§ **Plotting code records**:
------------------------------------
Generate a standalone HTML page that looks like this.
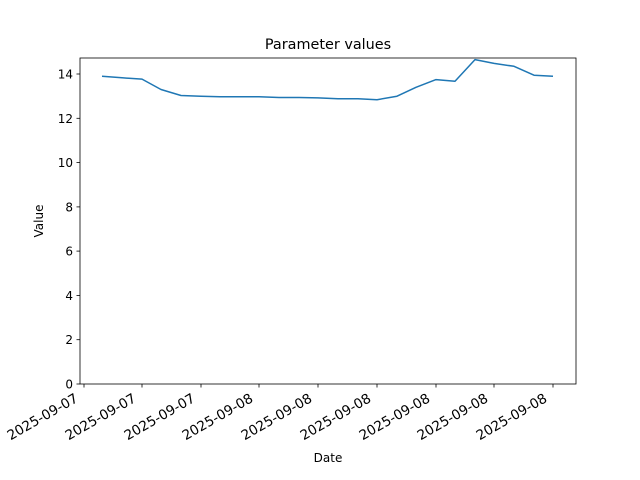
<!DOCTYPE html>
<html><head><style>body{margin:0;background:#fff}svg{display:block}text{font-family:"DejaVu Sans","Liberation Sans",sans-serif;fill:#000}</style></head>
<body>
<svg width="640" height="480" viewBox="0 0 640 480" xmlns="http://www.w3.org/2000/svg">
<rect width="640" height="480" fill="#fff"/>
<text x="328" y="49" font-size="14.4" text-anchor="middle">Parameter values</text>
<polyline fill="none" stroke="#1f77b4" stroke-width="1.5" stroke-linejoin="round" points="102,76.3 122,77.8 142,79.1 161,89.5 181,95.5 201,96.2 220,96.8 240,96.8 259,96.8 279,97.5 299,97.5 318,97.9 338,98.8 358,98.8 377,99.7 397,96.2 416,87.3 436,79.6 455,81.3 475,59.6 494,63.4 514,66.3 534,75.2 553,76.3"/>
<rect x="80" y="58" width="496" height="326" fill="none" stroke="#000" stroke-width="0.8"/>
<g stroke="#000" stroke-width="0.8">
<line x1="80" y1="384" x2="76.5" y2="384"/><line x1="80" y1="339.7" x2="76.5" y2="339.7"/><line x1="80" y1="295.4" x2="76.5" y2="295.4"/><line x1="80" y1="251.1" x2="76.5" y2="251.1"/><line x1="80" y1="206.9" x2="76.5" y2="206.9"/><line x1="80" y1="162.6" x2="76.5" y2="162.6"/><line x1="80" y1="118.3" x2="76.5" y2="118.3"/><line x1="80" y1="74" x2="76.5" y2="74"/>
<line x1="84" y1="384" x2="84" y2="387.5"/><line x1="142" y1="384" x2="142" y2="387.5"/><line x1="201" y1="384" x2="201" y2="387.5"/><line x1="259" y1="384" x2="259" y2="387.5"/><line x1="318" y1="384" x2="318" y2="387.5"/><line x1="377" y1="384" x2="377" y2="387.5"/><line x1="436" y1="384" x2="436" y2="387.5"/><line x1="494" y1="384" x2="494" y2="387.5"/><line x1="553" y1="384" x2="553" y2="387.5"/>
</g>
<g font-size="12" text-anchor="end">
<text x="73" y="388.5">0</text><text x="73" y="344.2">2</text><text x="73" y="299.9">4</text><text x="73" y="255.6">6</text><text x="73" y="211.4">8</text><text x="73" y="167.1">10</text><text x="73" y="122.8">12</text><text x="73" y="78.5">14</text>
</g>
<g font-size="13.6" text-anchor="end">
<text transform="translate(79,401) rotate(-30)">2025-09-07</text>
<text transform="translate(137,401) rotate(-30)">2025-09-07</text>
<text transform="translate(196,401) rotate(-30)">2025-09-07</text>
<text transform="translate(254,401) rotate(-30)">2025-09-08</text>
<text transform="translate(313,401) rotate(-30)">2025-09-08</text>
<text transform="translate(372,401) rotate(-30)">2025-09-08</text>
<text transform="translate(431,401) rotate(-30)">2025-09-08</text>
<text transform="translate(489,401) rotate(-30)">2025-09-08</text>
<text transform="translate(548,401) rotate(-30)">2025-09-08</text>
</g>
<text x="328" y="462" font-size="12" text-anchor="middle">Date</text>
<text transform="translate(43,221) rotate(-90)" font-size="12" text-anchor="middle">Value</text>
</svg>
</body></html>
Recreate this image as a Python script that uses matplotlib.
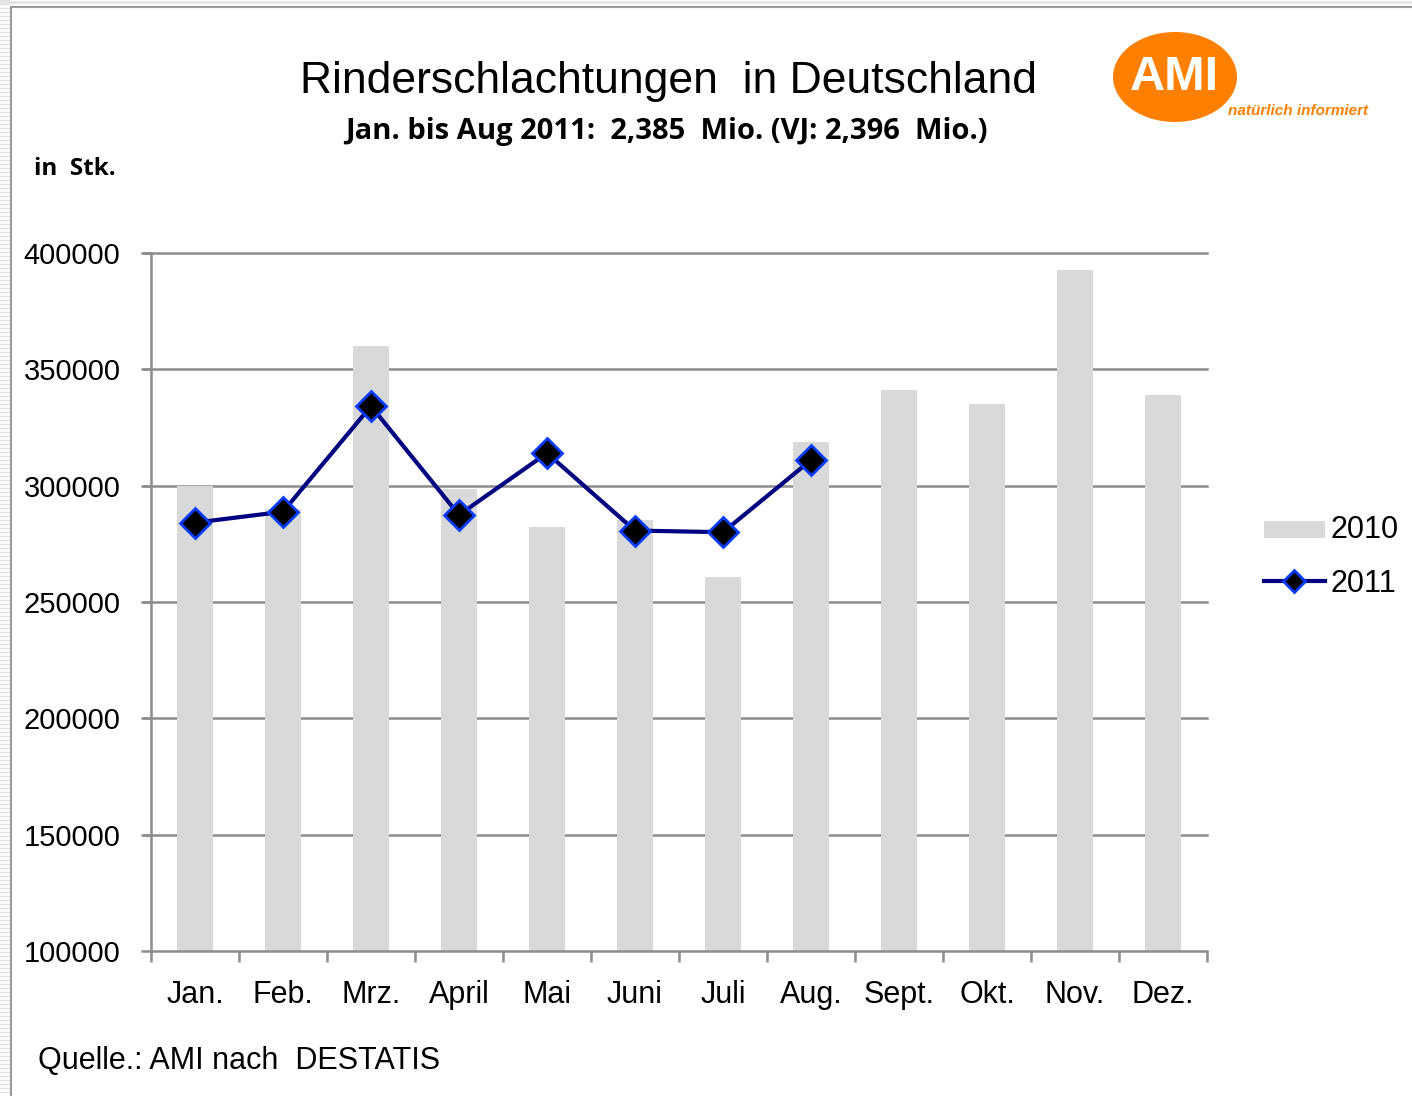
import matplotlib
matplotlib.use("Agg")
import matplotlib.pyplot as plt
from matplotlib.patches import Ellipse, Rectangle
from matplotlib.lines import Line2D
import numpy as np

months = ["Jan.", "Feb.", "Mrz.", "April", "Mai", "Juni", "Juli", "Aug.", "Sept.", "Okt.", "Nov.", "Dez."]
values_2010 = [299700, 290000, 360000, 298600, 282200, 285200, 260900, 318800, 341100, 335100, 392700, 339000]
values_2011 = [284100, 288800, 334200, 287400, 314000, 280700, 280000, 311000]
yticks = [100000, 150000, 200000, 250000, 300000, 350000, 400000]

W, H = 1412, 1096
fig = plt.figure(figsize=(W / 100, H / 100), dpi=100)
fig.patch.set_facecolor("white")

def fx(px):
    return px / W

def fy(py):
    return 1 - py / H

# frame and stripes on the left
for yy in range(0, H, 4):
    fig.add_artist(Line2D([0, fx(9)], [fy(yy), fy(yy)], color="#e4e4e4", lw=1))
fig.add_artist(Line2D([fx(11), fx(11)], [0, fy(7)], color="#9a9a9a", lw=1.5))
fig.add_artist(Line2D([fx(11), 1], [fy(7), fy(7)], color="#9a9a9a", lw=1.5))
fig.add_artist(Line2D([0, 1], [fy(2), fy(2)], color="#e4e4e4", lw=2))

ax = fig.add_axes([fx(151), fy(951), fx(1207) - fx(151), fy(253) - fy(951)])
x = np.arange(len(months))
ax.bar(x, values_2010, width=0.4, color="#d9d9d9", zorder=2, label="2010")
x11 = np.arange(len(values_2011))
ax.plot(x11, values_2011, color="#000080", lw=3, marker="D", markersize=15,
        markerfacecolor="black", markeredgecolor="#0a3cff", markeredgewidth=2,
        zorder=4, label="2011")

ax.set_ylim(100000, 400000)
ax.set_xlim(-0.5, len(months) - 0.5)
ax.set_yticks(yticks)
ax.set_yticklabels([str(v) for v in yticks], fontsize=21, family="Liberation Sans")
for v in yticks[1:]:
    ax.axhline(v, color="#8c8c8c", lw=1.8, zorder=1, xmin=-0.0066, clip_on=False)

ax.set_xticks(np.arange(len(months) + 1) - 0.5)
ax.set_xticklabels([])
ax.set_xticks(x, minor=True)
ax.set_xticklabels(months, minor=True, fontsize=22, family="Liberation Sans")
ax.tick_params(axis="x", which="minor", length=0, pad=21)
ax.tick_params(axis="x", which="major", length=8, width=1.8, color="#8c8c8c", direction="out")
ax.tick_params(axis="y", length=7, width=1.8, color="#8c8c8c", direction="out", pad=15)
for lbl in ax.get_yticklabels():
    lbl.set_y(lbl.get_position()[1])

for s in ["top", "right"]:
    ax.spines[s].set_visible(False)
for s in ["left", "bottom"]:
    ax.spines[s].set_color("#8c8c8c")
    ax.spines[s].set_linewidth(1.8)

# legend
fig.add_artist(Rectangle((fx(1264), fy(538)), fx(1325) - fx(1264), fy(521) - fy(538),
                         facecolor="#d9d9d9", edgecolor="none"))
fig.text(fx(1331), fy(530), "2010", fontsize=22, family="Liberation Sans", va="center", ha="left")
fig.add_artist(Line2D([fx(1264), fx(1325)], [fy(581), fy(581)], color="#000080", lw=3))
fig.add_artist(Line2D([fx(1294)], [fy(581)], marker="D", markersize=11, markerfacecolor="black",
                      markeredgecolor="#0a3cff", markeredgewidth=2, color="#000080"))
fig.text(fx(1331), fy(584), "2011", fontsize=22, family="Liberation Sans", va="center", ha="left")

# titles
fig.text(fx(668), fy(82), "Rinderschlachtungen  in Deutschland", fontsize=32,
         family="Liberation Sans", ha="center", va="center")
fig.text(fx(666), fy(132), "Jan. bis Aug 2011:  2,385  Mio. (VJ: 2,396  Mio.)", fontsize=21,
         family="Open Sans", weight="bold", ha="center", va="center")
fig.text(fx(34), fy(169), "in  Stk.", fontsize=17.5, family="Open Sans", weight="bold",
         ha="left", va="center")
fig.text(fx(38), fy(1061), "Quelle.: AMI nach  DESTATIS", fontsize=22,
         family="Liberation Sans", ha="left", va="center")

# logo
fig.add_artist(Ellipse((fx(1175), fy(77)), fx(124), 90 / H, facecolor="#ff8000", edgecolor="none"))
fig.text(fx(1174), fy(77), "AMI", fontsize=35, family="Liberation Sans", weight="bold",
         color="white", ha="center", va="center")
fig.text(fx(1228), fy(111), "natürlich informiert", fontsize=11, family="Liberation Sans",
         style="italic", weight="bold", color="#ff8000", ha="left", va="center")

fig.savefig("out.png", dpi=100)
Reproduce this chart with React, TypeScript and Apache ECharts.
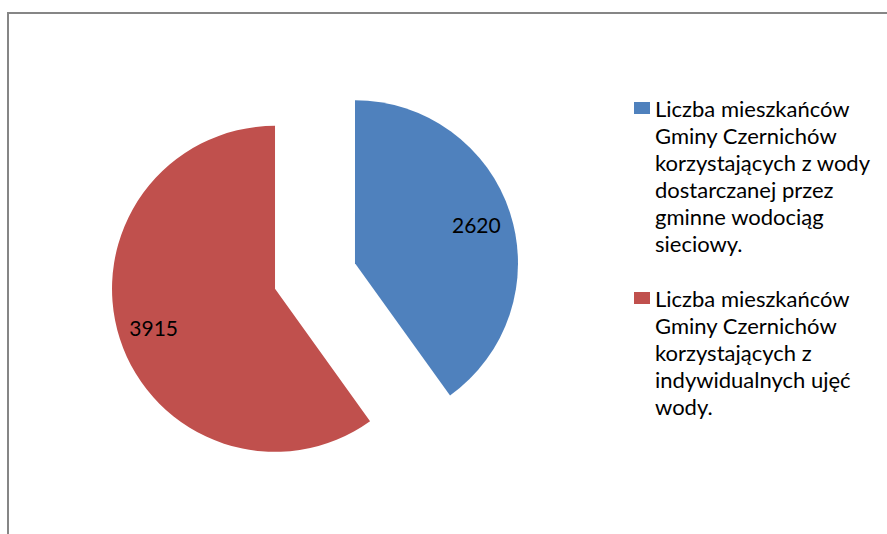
------------------------------------
§ **To be done**: Only the lines from the one with "Recreate this image" down to the one with "import numpy as np" belong in your copy, both ends included; write them out exactly and skip any pictures.

§ **Response**:
Recreate this image as a Python script that uses matplotlib.
import matplotlib
matplotlib.use("Agg")
import matplotlib.pyplot as plt
from matplotlib.patches import Ellipse, Rectangle
from matplotlib.lines import Line2D
import numpy as np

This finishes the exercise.